(Plotting code records)
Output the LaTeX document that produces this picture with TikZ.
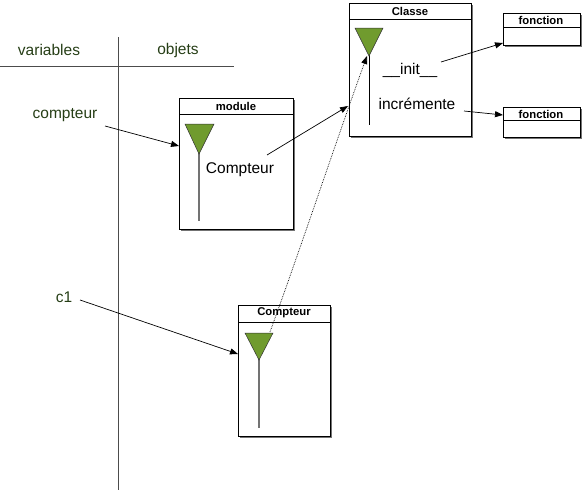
\documentclass[tikz,border=0pt]{standalone}
\usepackage{fontspec}
\setmainfont{Liberation Sans}
\usetikzlibrary{arrows.meta,calc}
\definecolor{vgreen}{RGB}{38,62,22}
\definecolor{trifill}{RGB}{112,155,46}
\tikzset{
  x=1pt,y=-1pt,
  shadowbox/.style={fill=black!55,draw=none},
  boxframe/.style={line width=0.9pt,fill=white},
  titletext/.style={font=\bfseries\fontsize{11.3}{13}\selectfont,inner sep=0pt},
  label/.style={font=\fontsize{15.5}{18}\selectfont,inner sep=1pt},
  varlabel/.style={font=\fontsize{15.5}{18}\selectfont,text=vgreen,inner sep=1pt},
  arr/.style={-{Triangle[length=8pt,width=6pt]},line width=0.7pt},
  tri/.style={fill=trifill,draw=black!80,line width=0.5pt},
  stem/.style={draw=black!55,line width=1.1pt},
}
\begin{document}
\begin{tikzpicture}
\useasboundingbox (0,0) rectangle (587,490);
% table lines
\draw[line width=0.8pt,black!70] (118,37) -- (118,490);
\draw[line width=0.8pt,black!70] (0,66) -- (234,66);
\node[varlabel] (hv) at (49,50) {variables};
\node[varlabel] (ho) at (178,50) {objets};
\node[varlabel] (vcompteur) at (65,115) {compteur};
\node[varlabel] (vc1) at (64,297) {c1};

% module box
\fill[shadowbox] (181,100) rectangle (295,231);
\draw[boxframe] (179,98) rectangle (293,229);
\draw[line width=0.9pt] (179,114) -- (293,114);
\node[titletext] (modt) at (236,106) {module};
\draw[stem] (199,152) -- (199,221);
\draw[tri] (185,124) -- (214,124) -- (199,154) -- cycle;
\coordinate (modarr) at (179,146);
\node[label] (modC) at (240,170) {Compteur};

% Classe box
\fill[shadowbox] (351,5) rectangle (473,138);
\draw[boxframe] (349,3) rectangle (471,136);
\draw[line width=0.9pt] (349,19) -- (471,19);
\node[titletext] (clt) at (410,11) {Classe};
\draw[line width=1pt,black] (369,54) -- (369,125);
\draw[tri] (355,28) -- (383,28) -- (369,56) -- cycle;
\coordinate (cltip) at (367,56);
\coordinate (clarr) at (348,106);
\node[label] (init) at (410,70) {\_\_init\_\_};
\node[label] (incr) at (417,104) {incrémente};

% fonction boxes
\fill[shadowbox] (505,15) rectangle (582,47);
\draw[boxframe] (503,13) rectangle (580,45);
\draw[line width=0.9pt] (503,27) -- (580,27);
\node[titletext] (f1) at (541,20) {fonction};
\coordinate (f1arr) at (503,43);

\fill[shadowbox] (505,109) rectangle (582,139);
\draw[boxframe] (503,107) rectangle (580,137);
\draw[line width=0.9pt] (503,120) -- (580,120);
\node[titletext] (f2) at (541,114) {fonction};
\coordinate (f2arr) at (503,115);

% Compteur object box
\fill[shadowbox] (240,307) rectangle (332,438);
\draw[boxframe] (238,305) rectangle (330,436);
\draw[line width=0.9pt] (238,322) -- (330,322);
\node[titletext] (cot) at (284,313) {Compteur};
\draw[stem] (259,358) -- (259,428);
\draw[tri] (245,333) -- (273,333) -- (259,360) -- cycle;
\coordinate (coarr) at (238,354);
\coordinate (codot) at (270,332);

% connectors
\coordinate (s1) at (105,126);
\draw[arr] (s1) -- (modarr);
\coordinate (s2) at (80,300);
\draw[arr] (s2) -- (coarr);
\coordinate (s3) at (267,155);
\draw[arr] (s3) -- (clarr);
\coordinate (s4) at (441,62);
\draw[arr] (s4) -- (f1arr);
\coordinate (s5) at (464,111);
\draw[arr] (s5) -- (f2arr);
\draw[arr,densely dotted,line width=0.7pt] (codot) .. controls (300,250) and (340,130) .. (cltip);
\end{tikzpicture}
\end{document}
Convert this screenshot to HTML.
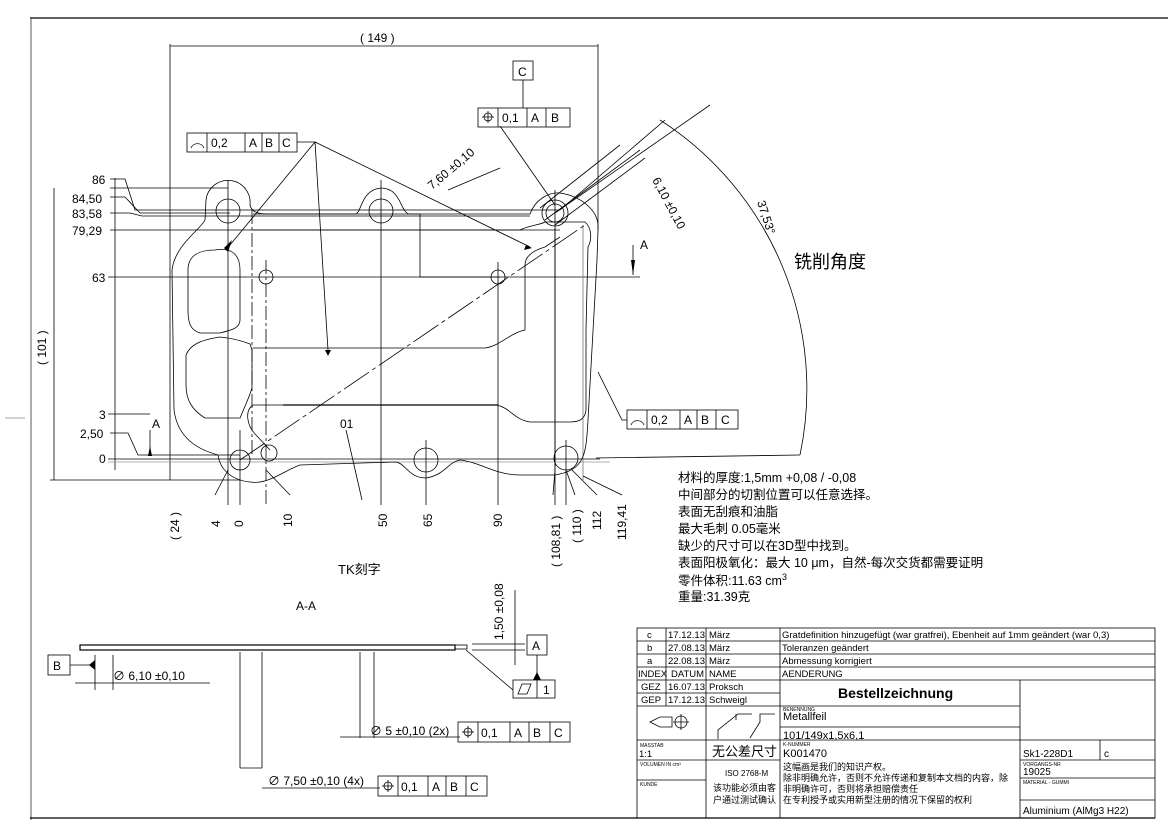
<!DOCTYPE html>
<html><head><meta charset="utf-8"><style>
html,body{margin:0;padding:0;background:#fff;}
svg{display:block;font-family:"Liberation Sans","Noto Sans CJK SC",sans-serif;}
</style></head><body>
<svg width="1168" height="835" viewBox="0 0 1168 835" xmlns="http://www.w3.org/2000/svg">
<g fill="none" stroke="#000" stroke-width="0.8">
<!-- border -->
<line x1="30" y1="18" x2="1168" y2="18" stroke-width="1.2"/>
<line x1="31" y1="19" x2="31" y2="820" stroke="#aaa" stroke-width="2"/>
<line x1="30" y1="818" x2="1155" y2="818" stroke-width="1.2"/>
<line x1="5" y1="418" x2="25" y2="418" stroke="#888"/>

<!-- 149 dim -->
<line x1="170" y1="46" x2="598" y2="46"/>
<line x1="170" y1="44" x2="170" y2="480"/>
<line x1="598" y1="44" x2="598" y2="230"/>
<!-- 101 dim -->
<line x1="54" y1="188" x2="54" y2="480"/>
<line x1="50" y1="480" x2="240" y2="480"/>
<line x1="115" y1="178" x2="115" y2="470"/>
<!-- horizontal reference lines -->
<path d="M110 179 H125 L135 210 H560"/>
<path d="M110 197 H125 L140 213 H230"/>
<path d="M110 213 H130 L142 216 H530"/>
<line x1="110" y1="230" x2="560" y2="230"/>
<line x1="110" y1="188" x2="228" y2="188"/>
<line x1="108" y1="277" x2="640" y2="277"/>
<line x1="108" y1="414" x2="150" y2="414"/>
<path d="M110 433 H128 L138 455 H240"/>
<line x1="108" y1="459" x2="600" y2="459"/>
<line x1="108" y1="462" x2="610" y2="462" stroke="#999"/>
<!-- vertical centerlines -->
<line x1="228" y1="180" x2="228" y2="505"/>
<line x1="240" y1="430" x2="240" y2="505"/>
<line x1="266" y1="260" x2="266" y2="505" stroke-dasharray="14 3 3 3"/>
<line x1="381" y1="180" x2="381" y2="505"/>
<line x1="426" y1="440" x2="426" y2="505"/>
<line x1="498" y1="262" x2="498" y2="505"/>
<line x1="555" y1="190" x2="555" y2="505"/>
<line x1="566" y1="440" x2="566" y2="505"/>
<line x1="252" y1="210" x2="252" y2="455" stroke-dasharray="14 3 3 3"/>
<line x1="555" y1="228" x2="555" y2="470"/>
<line x1="583" y1="225" x2="583" y2="480" stroke="#777"/>
<!-- leaders bottom -->
<path d="M228 470 L215 495"/><path d="M266 470 L290 495"/>
<path d="M566 470 L575 495"/><path d="M572 470 L597 495"/><path d="M583 476 L622 495"/>
<path d="M555 470 L553 495"/>
<!-- step lines -->
<path d="M253 214 H420 V277 H500"/>
<line x1="283" y1="405" x2="498" y2="405" stroke-width="1.2"/>

<!-- part outline -->
<path d="M206 200 A22 22 0 0 1 250 205 C252 214 262 214 270 214 L355 214 C362 214 360 190 381 188 C402 188 400 214 410 214 L530 214 C535 200 548 192 560 193 C580 196 600 210 598 230 L597 260 L588 420 C586 455 585 470 555 475 L520 475 C495 475 480 462 460 460 C448 462 445 475 426 478 C408 478 405 462 395 462 L300 465 C285 470 268 485 250 482 C232 480 220 470 218 455 C200 450 178 440 174 410 L172 270 C175 245 200 230 205 220 Z"/>
<!-- inner pockets -->
<path d="M215 250 C232 247 240 255 240 270 L240 320 C240 328 232 330 220 333 L200 333 C190 330 188 322 188 310 L188 270 C188 255 200 250 215 250 Z"/>
<path d="M220 337 C230 338 240 340 250 344 L252 350 L252 388 C250 395 240 418 240 418 L205 418 C192 410 186 400 186 385 L186 355 C190 345 200 340 220 337 Z"/>
<path d="M253 230 H520 C530 225 540 225 545 222 L585 222 C592 228 592 240 588 247 L586 330 L586 410 C585 420 578 422 570 422 L530 422 C515 420 510 408 497 405"/>
<path d="M253 348 H485 C500 346 510 333 525 330 L525 265 C525 255 535 250 545 247 L560 237"/>
<path d="M253 405 H283 M253 405 C245 410 246 425 256 435 L270 450"/>
<!-- holes -->
<circle cx="228" cy="211" r="12"/><circle cx="381" cy="211" r="12"/><circle cx="555" cy="213" r="13"/><circle cx="555" cy="213" r="9"/>
<circle cx="240" cy="460" r="10"/><circle cx="426" cy="460" r="12"/><circle cx="566" cy="458" r="12"/><circle cx="269" cy="453" r="8"/>
<circle cx="266" cy="277" r="7"/><circle cx="498" cy="277" r="7"/>
<!-- diagonal -->
<line x1="240" y1="460" x2="585" y2="225" stroke-dasharray="30 4 4 4"/>
<line x1="545" y1="220" x2="640" y2="150"/><line x1="555" y1="225" x2="645" y2="158"/>
<line x1="540" y1="208" x2="620" y2="145"/>
<line x1="560" y1="210" x2="665" y2="120"/>
<line x1="555" y1="213" x2="710" y2="105"/>
<!-- arc -->
<path d="M660 120 A320 320 0 0 1 800 455"/>
<line x1="596" y1="458" x2="800" y2="455"/>
<!-- FCF leaders -->
<path d="M297 142 H315 L230 245 M315 142 L328 350 M315 142 L530 247"/>
<path d="M627 420 H622 L598 372"/>
<path d="M523 80 V108 M500 126 L555 205 M448 190 L500 168"/>
<path d="M346 430 L362 500"/>
<path d="M150 430 V455"/>
<path d="M633 245 V275"/>
</g>
<g fill="#000">
<polygon points="148,456 152,456 150,446" />
<polygon points="631,260 635,260 633,275"/>
<polygon points="224,248 232,240 228,252"/>
<polygon points="325,350 331,350 328,356"/>
<polygon points="526,245 532,248 524,250"/>
</g>
<!-- texts -->
<g font-size="12" fill="#000">
<text x="360" y="42">( 149 )</text>
<text x="92" y="184">86</text><text x="72" y="203">84,50</text><text x="72" y="218">83,58</text><text x="72" y="235">79,29</text>
<text x="92" y="282">63</text><text x="99" y="419">3</text><text x="80" y="438">2,50</text><text x="99" y="463">0</text>
<text x="152" y="428">A</text><text x="640" y="249">A</text>
<text x="340" y="428">01</text>
<text transform="translate(46,365) rotate(-90)">( 101 )</text>
<g transform="rotate(-90)">
<text x="-540" y="179">( 24 )</text><text x="-527" y="220">4</text><text x="-527" y="243">0</text>
<text x="-527" y="292">10</text><text x="-527" y="387">50</text><text x="-527" y="432">65</text><text x="-527" y="502">90</text>
<text x="-567" y="560">( 108,81 )</text><text x="-543" y="581">( 110 )</text><text x="-530" y="601">112</text><text x="-540" y="626">119,41</text>
<text x="-640" y="503">1,50 ±0,08</text>
</g>
<text transform="translate(432,190) rotate(-40)">7,60 ±0,10</text>
<text transform="translate(652,180) rotate(62)">6,10 ±0,10</text>
<text transform="translate(757,202) rotate(72)">37,53°</text>
<text x="794" y="268" font-size="18">铣削角度</text>
<text x="338" y="574" font-size="13">TK刻字</text>
<text x="296" y="610">A-A</text>
</g>
<g font-size="12.5" fill="#000">
<text x="678" y="482">材料的厚度:1,5mm +0,08 / -0,08</text>
<text x="678" y="499">中间部分的切割位置可以任意选择。</text>
<text x="678" y="516">表面无刮痕和油脂</text>
<text x="678" y="533">最大毛刺 0.05毫米</text>
<text x="678" y="550">缺少的尺寸可以在3D型中找到。</text>
<text x="678" y="567">表面阳极氧化：最大 10 μm，自然-每次交货都需要证明</text>
<text x="678" y="585">零件体积:11.63 cm<tspan dy="-5" font-size="9">3</tspan></text>
<text x="678" y="601">重量:31.39克</text>
</g>
<!-- FCFs -->
<g fill="none" stroke="#000" stroke-width="0.8">
<rect x="187" y="133" width="110" height="19"/><path d="M207 133V152M245 133V152M262 133V152M279 133V152"/>
<path d="M191 148 A7 7 0 0 1 204 148"/>
<rect x="627" y="410" width="111" height="19"/><path d="M647 410V429M680 410V429M697 410V429M716 410V429"/>
<path d="M631 425 A7 7 0 0 1 644 425"/>
<rect x="513" y="61" width="20" height="19"/>
<rect x="478" y="108" width="92" height="19"/><path d="M498 108V127M527 108V127M546 108V127"/>
<circle cx="488" cy="117" r="4"/><path d="M482 117H494M488 111V123"/>
<!-- A-A section -->
<rect x="80" y="645" width="375" height="5" stroke-width="1.2"/>
<rect x="455" y="645" width="12" height="4"/>
<path d="M472 644H525M472 650H525M515 590V665"/>
<rect x="527" y="635" width="20" height="20"/><path d="M537 655V680"/>
<rect x="513" y="680" width="42" height="18"/><path d="M537 680V698M518 694L522 684H531L527 694Z"/>
<path d="M466 650 L513 690"/>
<rect x="48" y="655" width="22" height="20"/><path d="M70 665H90"/>
<path d="M95 655V690M113 655V690M75 683H210"/>
<path d="M240 652V768M262 652V768M240 768H262"/>
<path d="M360 652V738M374 652V738M340 737H460"/>
<rect x="458" y="722" width="112" height="20"/><path d="M478 722V742M510 722V742M529 722V742M550 722V742"/>
<circle cx="468" cy="732" r="4"/><path d="M462 732H474M468 726V738"/>
<path d="M262 788H380"/>
<rect x="378" y="776" width="109" height="20"/><path d="M398 776V796M428 776V796M446 776V796M466 776V796"/>
<circle cx="388" cy="786" r="4"/><path d="M382 786H394M388 780V792"/>
</g>
<g fill="#000"><polygon points="89,665 95,660 95,670"/><polygon points="533,680 541,680 537,672"/></g>
<g font-size="12" fill="#000">
<text x="211" y="147">0,2</text><text x="249" y="147">A</text><text x="265" y="147">B</text><text x="282" y="147">C</text>
<text x="651" y="424">0,2</text><text x="684" y="424">A</text><text x="701" y="424">B</text><text x="721" y="424">C</text>
<text x="518" y="76">C</text>
<text x="502" y="122">0,1</text><text x="531" y="122">A</text><text x="551" y="122">B</text>
<text x="532" y="650">A</text><text x="543" y="694">1</text>
<text x="53" y="670">B</text>
<text x="113" y="680">∅ 6,10 ±0,10</text>
<text x="370" y="735">∅ 5 ±0,10 (2x)</text>
<text x="481" y="737">0,1</text><text x="514" y="737">A</text><text x="533" y="737">B</text><text x="554" y="737">C</text>
<text x="268" y="785">∅ 7,50 ±0,10 (4x)</text>
<text x="401" y="791">0,1</text><text x="432" y="791">A</text><text x="450" y="791">B</text><text x="470" y="791">C</text>
</g>
<!-- title block -->
<g fill="none" stroke="#000" stroke-width="0.8">
<rect x="637" y="628" width="518" height="190"/>
<path d="M637 641H1155M637 654H1155M637 667H1155M637 680H1155M637 693H780M637 706H1020M780 727H1020M637 740H1155M637 760H780M1020 760H1155M637 780H706M1020 778H1155M1020 800H1155"/>
<path d="M666 628V706M706 628V818M780 628V740M780 700V818M1020 680V818M1100 740V760"/>
</g>
<g font-size="9.5" fill="#000">
<text x="647" y="638">c</text><text x="668" y="638">17.12.13</text><text x="709" y="638">März</text><text x="782" y="638">Gratdefinition hinzugefügt (war gratfrei), Ebenheit auf 1mm geändert (war 0,3)</text>
<text x="647" y="651">b</text><text x="668" y="651">27.08.13</text><text x="709" y="651">März</text><text x="782" y="651">Toleranzen geändert</text>
<text x="647" y="664">a</text><text x="668" y="664">22.08.13</text><text x="709" y="664">März</text><text x="782" y="664">Abmessung korrigiert</text>
<text x="638" y="677">INDEX</text><text x="671" y="677">DATUM</text><text x="709" y="677">NAME</text><text x="782" y="677">AENDERUNG</text>
<text x="641" y="690">GEZ</text><text x="668" y="690">16.07.13</text><text x="709" y="690">Proksch</text>
<text x="641" y="703">GEP</text><text x="668" y="703">17.12.13</text><text x="709" y="703">Schweigl</text>
<text x="838" y="698" font-size="14" font-weight="bold">Bestellzeichnung</text>
<text x="783" y="720" font-size="11">Metallfeil</text>
<text x="783" y="739" font-size="11">101/149x1,5x6,1</text>
<text x="783" y="757" font-size="11">K001470</text>
<text x="639" y="757">1:1</text>
<text x="640" y="747" font-size="5">MASSTAB</text><text x="640" y="766" font-size="5">VOLUMEN IN cm³</text><text x="640" y="786" font-size="5">KUNDE</text>
<text x="783" y="746" font-size="5">K-NUMMER</text><text x="783" y="711" font-size="5">BENENNUNG</text>
<text x="712" y="756" font-size="13">无公差尺寸</text>
<text x="725" y="776" font-size="8">ISO 2768-M</text>
<text x="713" y="791" font-size="9">该功能必须由客</text><text x="713" y="803" font-size="9">户通过测试确认</text>
<text x="783" y="770" font-size="9">这幅画是我们的知识产权。</text>
<text x="783" y="781" font-size="9">除非明确允许，否则不允许传递和复制本文档的内容，除</text>
<text x="783" y="792" font-size="9">非明确许可，否则将承担赔偿责任</text>
<text x="783" y="803" font-size="9">在专利授予或实用新型注册的情况下保留的权利</text>
<text x="1023" y="757" font-size="10">Sk1-228D1</text><text x="1104" y="757" font-size="10">c</text>
<text x="1023" y="775" font-size="10">19025</text>
<text x="1023" y="766" font-size="5">VORGANGS-NR</text><text x="1023" y="784" font-size="5">MATERIAL - GUMMI</text>
<text x="1023" y="814" font-size="10">Aluminium (AlMg3 H22)</text>
</g>
<g fill="none" stroke="#000" stroke-width="0.8">
<path d="M650 722L660 717H672V727H660Z"/><circle cx="681" cy="722" r="6"/><path d="M673 722H689M681 714V730"/>
<path d="M718 739V730L738 714H752M736 714V720"/><path d="M750 738L760 722V714H775"/>
</g>
</svg>
</body></html>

Aim: Find every line in the records that contains the word "this"; copy those lines.

Task response:
Output the LaTeX document that produces this picture with TikZ.
Convert this screenshot to HTML.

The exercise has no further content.